No agricultural product has been pursued with more passion than the growing of grapes and the making of wine, especially Cabernet wine in the Napa Valley.

Three wineries in the Napa Valley can be celebrated for their historic contribution to the development of California wine, their architectural significance, and their vital place in wine production today.

While there are hundreds of wineries in the Napa Valley - making the choice of where to tour and taste a challenge - these three, well-aged gems are sure to delight a traveler.

The wineries are Rubicon Estate (formerly Niebaum-Coppola) in Rutherford, Beringer Vineyards in St. Helena, and Robert Mondavi in Oakville.

Rubicon Estate (Niebaum-Coppola) was the creation of Finnish sea captain Gustave Niebaum, who arrived in 1876 and built a classic structure known as the Inglenook Chateau. The handsome brownstone building, covered with ivy, is an architectural treasure in the Napa Valley. Niebaum's wine goal was the production of rich Bordeaux-style Cabernets. In recent years, the movie director Francis Ford Coppola and his family purchased the winery, restored its winemaking reputation with the Rubicon label, and established a Parisian-style park and fountains in front of the winery for the enjoyment of the public. Inside, you can see memorabilia from the Niebaum era and from Coppola's movie-making, including a Tucker car from his noted movie of that name. There are two tasting rooms, one casual and one more formal. A store and café sell Coppola wine and food, mainly pasta and sauces.

The great German Riesling winemaking traditions of the Rhine and Mosel River Valleys contributed several pioneers to the Napa Valley. Foremost among these were the Beringer brothers, who arrived in 1875 and built their palatial Rhine House and winery. The Rhine House is another outstanding architectural treasure of the Napa region. As in the old country, the Beringers dug caves deep into the limestone hills to provide a year-round, climate-controlled, cool environment for their wines. Wine stored in barrels in caves, which are high in humidity, also do not lose much liquid through evaporation. A cave visit is part of the tour at Beringer Vineyards. The lawns, oak trees, and stately house make the scene even more inviting. Beringer puts emphasis on the white wine varietal of choice for the modern drinker, Chardonnay, but still also makes a Riesling.

The name Robert Mondavi is legendary in the modern era of the Napa Valley, that period since the 1960s when Americans once again learned to enjoy wine.

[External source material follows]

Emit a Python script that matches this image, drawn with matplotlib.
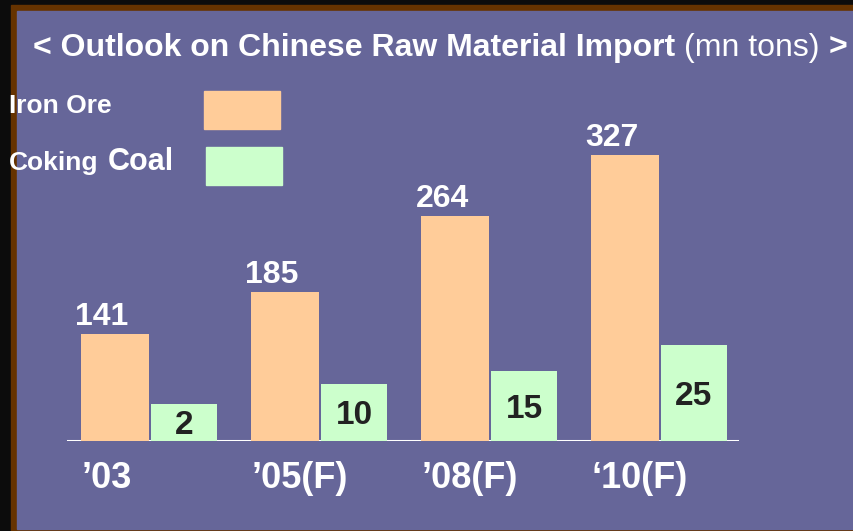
import numpy as np
import matplotlib
matplotlib.use('Agg')
import matplotlib.pyplot as plt
from matplotlib.patches import Rectangle

plt.rcParams['font.family'] = ['Liberation Sans', 'DejaVu Sans']

# Data (mn tons)
years = ['\u201903', '\u201905(F)', '\u201908(F)', '\u201810(F)']
iron_ore = [141, 185, 264, 327]
coking_coal = [2, 10, 15, 25]

bg = '#666699'; iron_c = '#FFCC99'; coal_c = '#CCFFCC'

W, H = 854, 531
fig = plt.figure(figsize=(W/100, H/100), dpi=100, facecolor='#0c0c0c')
def fx(px): return px / W
def fy(py): return 1 - py / H

# frame: brown border + purple slide
fig.patches.append(Rectangle((fx(11), 0), 1 - fx(11), fy(5), transform=fig.transFigure,
                             color='#663300', zorder=-2))
fig.patches.append(Rectangle((fx(17), fy(529)), 1 - fx(17), fy(11) - fy(529),
                             transform=fig.transFigure, color=bg, zorder=-1))

ax = fig.add_axes([0, fy(441), 1, fy(11) - fy(441)])
ax.set_facecolor('none')
ax2 = ax.twinx()
for a in (ax, ax2):
    a.set_axis_off()

x = np.arange(len(years))
ax.set_xlim(-150/170, (W - 150)/170)
iron_lo = 30; coal_lo = -12.5     # separate scales, as on the slide
ax.set_ylim(iron_lo, iron_lo + 430/0.963)
ax2.set_ylim(coal_lo, coal_lo + 430/2.55)

ax.axhline(iron_lo, xmin=fx(68), xmax=fx(737), color='white', lw=2.2, zorder=0.5)
ax.bar(x - 0.205, np.array(iron_ore) - iron_lo, bottom=iron_lo, width=0.4,
       color=iron_c, zorder=1)
ax2.bar(x + 0.2, np.array(coking_coal) - coal_lo, bottom=coal_lo, width=0.39,
        color=coal_c, zorder=1)

for xi, v in zip(x, iron_ore):
    ax.annotate(str(v), (xi - 0.205, v), xytext=(-9.4, 6.5), textcoords='offset points',
                ha='center', va='baseline', fontsize=23, fontweight='bold', color='white')
for xi, v in zip(x, coking_coal):
    ax2.annotate(str(v), (xi + 0.2, (v + coal_lo)/2), xytext=(0, -8.6), textcoords='offset points',
                 ha='center', va='baseline', fontsize=24, fontweight='bold', color='#222222')
for xi, lab in zip(x, years):
    ax.annotate(lab, (xi - 0.4, iron_lo), xytext=(0, -34), textcoords='offset points',
                ha='left', va='baseline', fontsize=26, fontweight='bold', color='white')

# title in three pieces (bold / regular / bold)
t1 = fig.text(fx(33), fy(56), '< Outlook on Chinese Raw Material Import', fontsize=23,
              fontweight='bold', color='white', va='baseline')
t2 = ax.annotate('(mn tons)', xy=(1, 0), xycoords=t1, xytext=(6.4, 0), textcoords='offset points',
                 fontsize=23, color='white', va='bottom', ha='left')
ax.annotate('>', xy=(1, 0), xycoords=t2, xytext=(6.4, 0), textcoords='offset points',
            fontsize=23, fontweight='bold', color='white', va='bottom', ha='left')

# legend
fig.text(fx(9), fy(113), 'Iron Ore', fontsize=19, fontweight='bold', color='white', va='baseline')
fig.text(fx(9), fy(170), 'Coking', fontsize=19, fontweight='bold', color='white', va='baseline')
fig.text(fx(108), fy(170), 'Coal', fontsize=22, fontweight='bold', color='white', va='baseline')
fig.patches.append(Rectangle((fx(204), fy(129)), fx(76), fy(91) - fy(129),
                             transform=fig.transFigure, color=iron_c))
fig.patches.append(Rectangle((fx(206), fy(185)), fx(76), fy(147) - fy(185),
                             transform=fig.transFigure, color=coal_c))

fig.savefig('out.png', dpi=100, facecolor=fig.get_facecolor())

The Napa Valley flourished with winemaking before Prohibition, but was decimated when the Volstead Act of 1919 made winemaking illegal. The Great Experiment, as some called Prohibition, lasted from 1919 to 1933. Sons from a generation of wine families went into other businesses. However, a few families persisted, among them the Mondavis, holding their acreage together. There were 140 wineries in the Napa Valley in 1890, but only 25 in 1965. Robert Mondavi has been a tireless spokesman for the joy of moderate wine drinking as an element in the good life. His Cliff May-designed winery, with echoes of California Mission architecture, is in Oakville. Mondavi is respected for its big-flavored Cabernets.

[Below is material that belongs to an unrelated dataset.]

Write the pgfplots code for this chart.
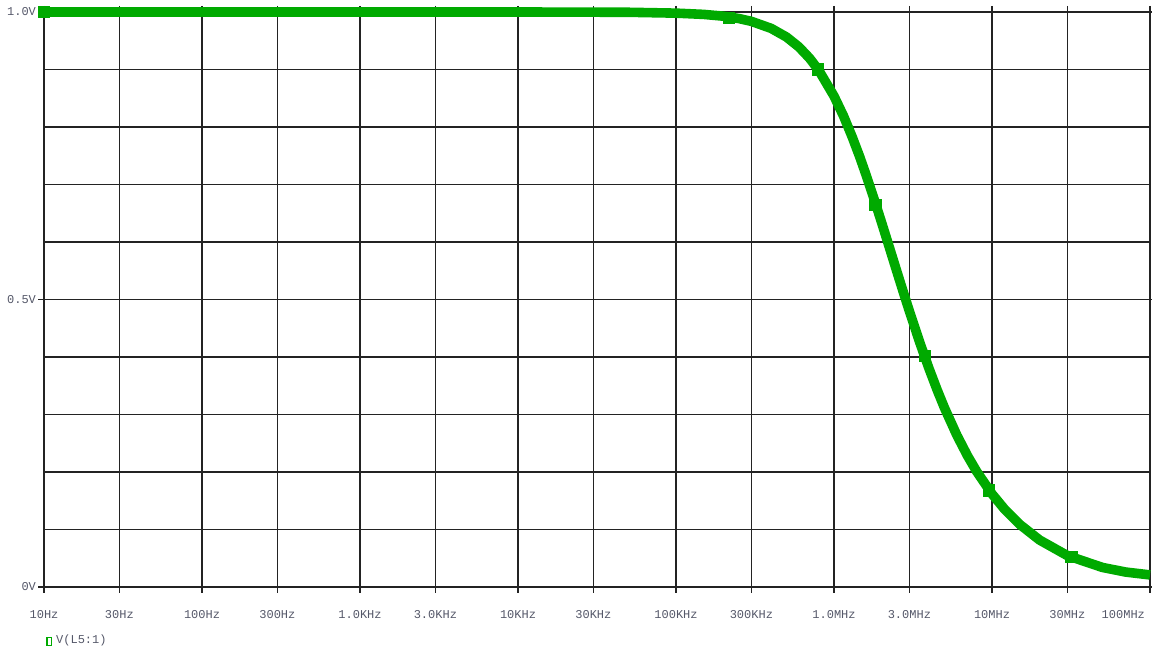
\documentclass[border=0pt]{standalone}
\usepackage{fontspec}
\usepackage{pgfplots}
\pgfplotsset{compat=1.18}
\newfontfamily\monofont{Liberation Mono}
\newcommand{\tickfont}{\monofont\fontsize{6}{7}\selectfont}
\definecolor{curvegreen}{RGB}{0,170,0}
\definecolor{labelgray}{RGB}{85,88,105}
\definecolor{gridcol}{RGB}{35,35,35}
\begin{document}
\begin{tikzpicture}
\begin{axis}[
  name=ax,
  scale only axis,
  width=553pt, height=287.5pt,
  xmode=log, log basis x=10,
  xmin=10, xmax=1e8, ymin=0, ymax=1,
  clip=false,
  axis line style={gridcol, line width=0.75pt},
  xmajorgrids=true, ymajorgrids=true, yminorgrids=true,
  xminorticks=false,
  major grid style={gridcol, line width=0.75pt},
  minor grid style={gridcol, line width=0.75pt},
  ytick={0,0.5,1}, yticklabels={0V,0.5V,1.0V},
  minor ytick={0.1,0.2,0.3,0.4,0.6,0.7,0.8,0.9},
  xtick={10,30,100,300,1000,3000,10000,30000,100000,300000,1000000,3000000,10000000,30000000},
  xticklabels={10Hz,30Hz,100Hz,300Hz,1.0KHz,3.0KHz,10KHz,30KHz,100KHz,300KHz,1.0MHz,3.0MHz,10MHz,30MHz},
  extra x ticks={100000000},
  extra x tick labels={100MHz},
  extra x tick style={grid=major, xticklabel style={anchor=north east, xshift=1pt}},
  tick align=outside,
  major tick length=3pt, minor tick length=0pt,
  tick style={gridcol, line width=0.75pt},
  ticklabel style={font=\tickfont, text=labelgray},
  xticklabel style={yshift=-5pt},
  yticklabel style={xshift=2.5pt},
  legend style={at={(rel axis cs:0,0)}, anchor=north west, xshift=1pt, yshift=-21.5pt,
    draw=none, fill=none, font=\tickfont, text=labelgray, inner sep=0pt,
    legend cell align=left},
  legend image code/.code={\draw[curvegreen, line width=0.6pt] (0.05cm,-0.09cm) rectangle (0.13cm,0.05cm);},
]
\addlegendimage{curvegreen}
\addlegendentry{V(L5:1)}
\addplot[curvegreen, line width=4.8pt, line join=round, forget plot] coordinates {
(10,1.0)(100,1.0)(1000,1.0)(10000,1.0)(50000,0.9995)(100000,0.998)(150000,0.9958)
(200000,0.9927)(250000,0.9886)(300000,0.9837)(400000,0.9715)(500000,0.9565)
(600000,0.9391)(700000,0.9197)(800000,0.8988)(1000000,0.8537)(1150000,0.8188)
(1300000,0.7835)(1450000,0.7492)(1600000,0.7157)(1800000,0.6735)(2000000,0.634)
(2250000,0.589)(2500000,0.5485)(2750000,0.5122)(3000000,0.4797)(3500000,0.4243)
(4000000,0.3793)(4500000,0.3424)(5000000,0.3116)(6000000,0.2636)(7000000,0.2281)
(8000000,0.2008)(10000000,0.1618)(12000000,0.1354)(15000000,0.1087)(20000000,0.0817)
(30000000,0.0546)(50000000,0.034)(70000000,0.026)(100000000,0.021)
};
\addplot[curvegreen, only marks, mark=square*, mark size=2.8pt, forget plot] coordinates {
(10,1.0)(215000,0.99)(787000,0.9)(1830000,0.665)(3740000,0.402)(9600000,0.168)(31800000,0.053)
};
\end{axis}
\pgfresetboundingbox
\path (ax.south west) ++(-22pt,-29.5pt) coordinate (bbsw);
\path (ax.north east) ++(1pt,6pt) coordinate (bbne);
\useasboundingbox (bbsw) rectangle (bbne);
\end{tikzpicture}
\end{document}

For a pleasing outing, drive north on Highway 29 and stop at the three wineries. Then turn east and drive south along the eastern side of the valley on the scenic Silverado Trail, where the rustic pleasure of the vineyard landscape greets you.

Any time of the year is good, but the autumn months of September and October are especially pleasing. Then, the bustle of the grape harvest is under way and the vine leaves are changing from shades of green to flaming reds and yellows. Autumn is almost as popular as summer, the peak travel time, so travelers desiring the quietest period visit here during the Mustard Festival, February to April, when the fields are colorful with wild mustard and many musical and art events are scheduled.

The Napa Valley continues to re-invent itself in the new century to greet the modern traveler. The new Copia Center has emerged as a leading and guiding force in presenting wine, food and culture, making itself a destination stop not to miss. Many boutique producers of wine offer both delicious product and special experiences for the traveler. The Hess Collection and Vineyards has a major art collection. Clos Pegase Winery was designed to be a temple to wine. Walter Schug and the Schug Carneros Estate Winery have staked out a pioneering excellence in the alternative red grape, Pinot Noir. High in the hills on the east side of the valley Jon-Mark Chappellet guides his family winery on the Cabernet trajectory. A traveler can get an overview of the Napa Valley at dawn with a balloon ascension and then take a leisurely Wine Train ride through the valley during the day, sampling culinary and viticultural artistry to the fullest, with no restrictions on imbibing. Overall, the travel experience in Napa continues to improve as it evolves.

The visitor who made the defining remark about Napa Valley wine was Robert Louis Stevenson. He rested here for a time in the 19th century and wrote a charming book called The Silverado Squatters. Stevenson's much-appreciated comment about Napa Valley wine was, "The wine is bottled poetry."